昨天做的用proxysql实现的读写分离,但是在实际的应用中这样的结构还很不完整,如果主节点出现故障那么整个拓扑的数据库也无法通过proxysql来调用了,所以还需要增加主节点故障后proxysql能够自动切换到新的主节点的功能。
(MGR)组复制能够完成主节点故障后推选出来新的主节点,不过在应用层不可能通过改新的主节点的IP来连接新的主节点,通过mgr+proxysql可能实际主节点故障时应用无感应自动切换到新的主节点。
描述下上面的实现思路:三个节点使multi-primary的方式连接,应用通过连接ProxySQL中间件,根据sql的属性(是否为select语句)来决定连接哪一个节点,一个可写节点,两个只读节点(其实三个都是可写节点,只不过通过proxysql进行了读写分离)。如果默认的可写节点挂掉的话,proxysql通过定期运行的调度器会将另一个只读节点的其中一台设为可写节点,实际主节点故障应用无感应的要求。
上述的整个过程中,应用无需任何变动。应用从意识发生了故障,到连接重新指向新的主,正常提供服务,秒级别的间隔。
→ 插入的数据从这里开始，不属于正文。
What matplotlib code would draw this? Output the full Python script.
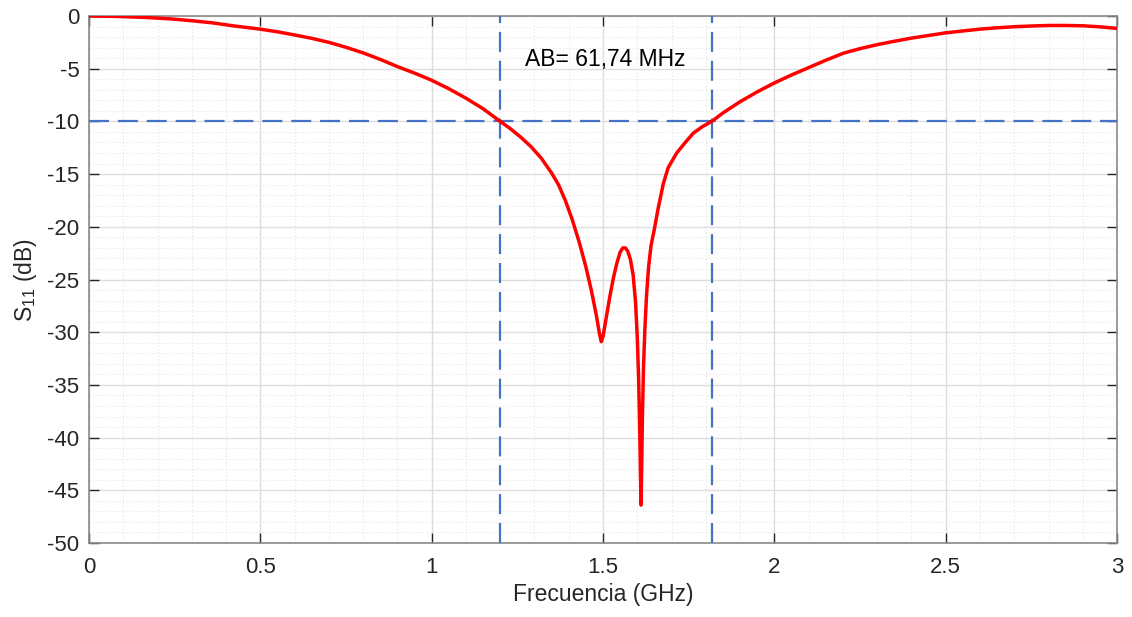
import matplotlib
matplotlib.use("Agg")
import matplotlib.pyplot as plt
from matplotlib.ticker import MultipleLocator

# ---------------------------------------------------------------------------
# Data
# ---------------------------------------------------------------------------

freq_ghz = [
    0.00, 0.08, 0.16, 0.24, 0.30, 0.36, 0.42, 0.50, 0.55, 0.60,
    0.65, 0.70, 0.75, 0.80, 0.85, 0.90, 0.95, 1.00, 1.05, 1.10,
    1.15, 1.20, 1.23, 1.26, 1.29, 1.32, 1.35, 1.37, 1.39, 1.41,
    1.43, 1.45, 1.465, 1.48, 1.49, 1.495, 1.50, 1.51, 1.52, 1.53,
    1.54, 1.55, 1.558, 1.565, 1.572, 1.58, 1.588, 1.595, 1.600, 1.604,
    1.607, 1.609, 1.611, 1.613, 1.615, 1.618, 1.622, 1.627, 1.633, 1.64,
    1.65, 1.66, 1.676, 1.69, 1.715, 1.74, 1.764, 1.79, 1.8174, 1.85,
    1.90, 1.95, 2.00, 2.05, 2.10, 2.15, 2.20, 2.21, 2.25, 2.30,
    2.35, 2.40, 2.45, 2.50, 2.55, 2.60, 2.65, 2.70, 2.75, 2.80,
    2.85, 2.90, 2.95, 3.00,
]
s11_db = [
    0.00, -0.04, -0.13, -0.28, -0.45, -0.65, -0.93, -1.25, -1.50, -1.80,
    -2.12, -2.50, -2.97, -3.50, -4.12, -4.80, -5.42, -6.10, -6.90, -7.80,
    -8.80, -10.00, -10.70, -11.50, -12.40, -13.50, -14.90, -16.00, -17.50, -19.30,
    -21.40, -23.80, -25.90, -28.30, -30.20, -30.90, -30.40, -28.50, -26.60, -24.90,
    -23.50, -22.40, -22.00, -22.00, -22.30, -23.10, -24.60, -27.20, -30.50, -34.50,
    -39.00, -43.00, -46.40, -42.50, -38.00, -33.50, -29.80, -26.50, -23.80, -21.80,
    -20.20, -18.40, -15.90, -14.40, -13.00, -12.00, -11.10, -10.50, -10.00, -9.20,
    -8.13, -7.20, -6.35, -5.60, -4.90, -4.20, -3.55, -3.45, -3.10, -2.72,
    -2.40, -2.10, -1.85, -1.60, -1.42, -1.25, -1.12, -1.02, -0.95, -0.90,
    -0.90, -0.93, -1.03, -1.18,
]

band_edges_ghz = [1.2, 1.8174]
threshold_db = -10
bandwidth_label = "AB= 61,74 MHz"

# ---------------------------------------------------------------------------
# Style
# ---------------------------------------------------------------------------

plt.rcParams["font.family"] = ["Liberation Sans", "DejaVu Sans"]
plt.rcParams["mathtext.default"] = "regular"
plt.rcParams["axes.unicode_minus"] = False

_CURVE = "#ff0000"
_GUIDE = "#4472c4"
_TEXT = "#262626"
_FRAME = "#8a8a8a"

fig = plt.figure(figsize=(11.32, 6.17), dpi=100)
ax = fig.add_axes([0.0786, 0.1199, 0.9082, 0.8542])

ax.plot(freq_ghz, s11_db, color=_CURVE, lw=2.5, zorder=4,
        solid_joinstyle="round", solid_capstyle="round")

for edge in band_edges_ghz:
    ax.axvline(edge, color=_GUIDE, lw=1.6, dashes=(9, 4), zorder=3)
ax.axhline(threshold_db, color=_GUIDE, lw=1.6, dashes=(9, 4), zorder=3)

ax.text(1.506, -4.1, bandwidth_label, ha="center", va="center",
        fontsize=16.5, color="black", zorder=5)

ax.set_xlim(0, 3)
ax.set_ylim(-50, 0)
ax.xaxis.set_major_locator(MultipleLocator(0.5))
ax.xaxis.set_minor_locator(MultipleLocator(0.1))
ax.yaxis.set_major_locator(MultipleLocator(5))
ax.yaxis.set_minor_locator(MultipleLocator(1))
ax.xaxis.set_major_formatter(plt.FuncFormatter(lambda v, p: f"{v:g}"))

ax.grid(which="major", color="#dedede", lw=1.0, zorder=0)
ax.grid(which="minor", color="#e4e4e4", lw=0.8, ls=(0, (1, 2)), zorder=0)
ax.set_axisbelow(True)

ax.tick_params(which="major", direction="in", length=7, width=1.0,
               color=_TEXT, labelsize=16, labelcolor=_TEXT,
               top=True, right=True)
ax.tick_params(axis="x", which="major", pad=10)
ax.tick_params(axis="y", which="major", pad=7)
ax.tick_params(which="minor", length=0, top=True, right=True)

for spine in ax.spines.values():
    spine.set_color(_FRAME)
    spine.set_linewidth(1.2)

ax.set_xlabel("Frecuencia (GHz)", fontsize=16.5, color=_TEXT, labelpad=4)
ax.set_ylabel("S$_{11}$ (dB)", fontsize=16.5, color=_TEXT, labelpad=6)

fig.savefig("out.png", dpi=100)
plt.close(fig)
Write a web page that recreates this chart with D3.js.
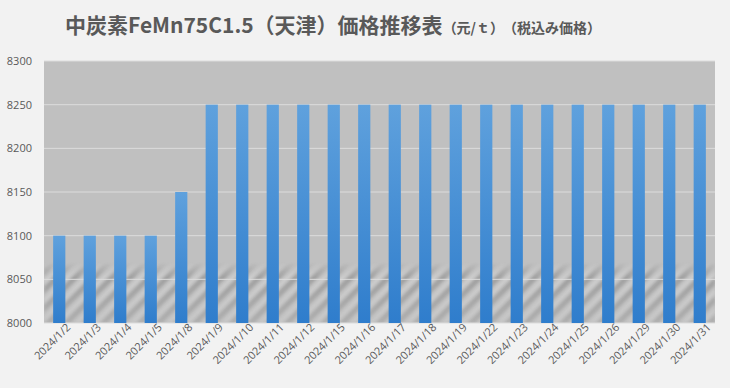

下面做一下这个配置:
1.各server说明:
qht131 172.17.61.131 master1
qht132 172.17.61.132 master2
qht133 172.17.61.133 master3
qht134 172.17.61.134 proxysql
multi-primary的主从复制结构 :
mysql> SELECT * FROM performance_schema.replication_group_members;
+---------------------------+--------------------------------------+-------------+-------------+--------------+
| CHANNEL_NAME | MEMBER_ID | MEMBER_HOST | MEMBER_PORT | MEMBER_STATE |
+---------------------------+--------------------------------------+-------------+-------------+--------------+
| group_replication_applier | bb0dea82-58ed-11e8-94e5-000c29e8e89b | qht131 | 3306 | ONLINE |
| group_replication_applier | bb0dea82-58ed-11e8-94e5-000c29e8e90b | qht132 | 3306 | ONLINE |
| group_replication_applier | bb0dea82-58ed-11e8-94e5-000c29e8e91b | qht133 | 3306 | ONLINE |
+---------------------------+--------------------------------------+-------------+-------------+--------------+
3 rows in set (0.00 sec)
2.在数据库端建立proxysql登入需要的帐号(如之前已建立好的话直跳过此步骤)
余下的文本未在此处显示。